The results were well off the fourth quarter a year ago, when it made dollars 97m. But they were widely welcomed as evidence that Apple, which for a long time had been insulated from the price wars ravaging the personal computer industry, was managing to adapt to the new market conditions.

For the year, Apple earned dollars 86m compared with dollars 530m for the 1992 fiscal year.

'We have challenges before us, but we believe we are beginning to turn the corner,' Michael Spindler, chief executive, said.

Investors were encouraged by strong shipments of the Newton Messagepad, the hand-held computer devised by Mr Sculley on which Apple has staked much of its future. Apple, which launched Newton in the US only 10 weeks ago, has already shipped 50,000 of the units.

Mr Sculley will be replaced as chairman by Mike Markulla, 51, a company founder who served as its first board chairman between 1977 and 1981. Mr Sculley, widely touted for a senior post in the Clinton Administration earlier this year, said he was 'ready to head off to new challenges'.
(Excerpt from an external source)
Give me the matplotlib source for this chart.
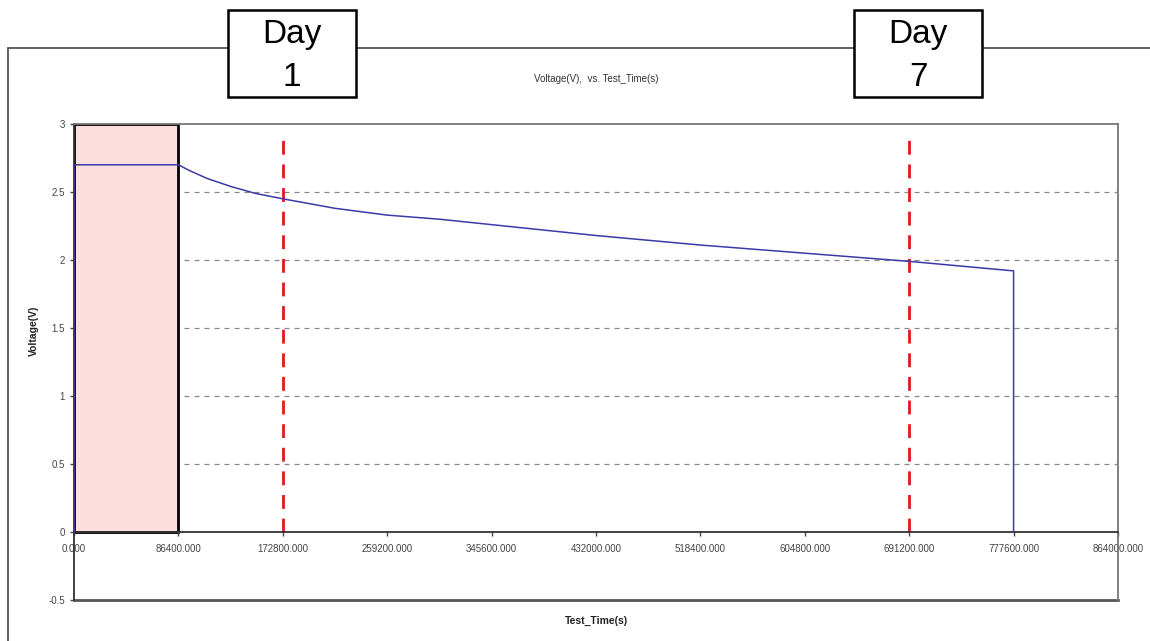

Mr Sculley, who joined Apple 10 years ago at the invitation of its founder, Steve Jobs, 'took Apple from a dollars 600m company to an dollars 8bn company, managing some of the most difficult, exhilarating, and dramatic periods in the world's most exciting industry', Mr Spindler said in a statement yesterday.

Mr Sculley was once a favourite of Wall Street, but his heavy spending on technology research had become increasingly unpopular as Apple became mired in the industry's fierce price competition.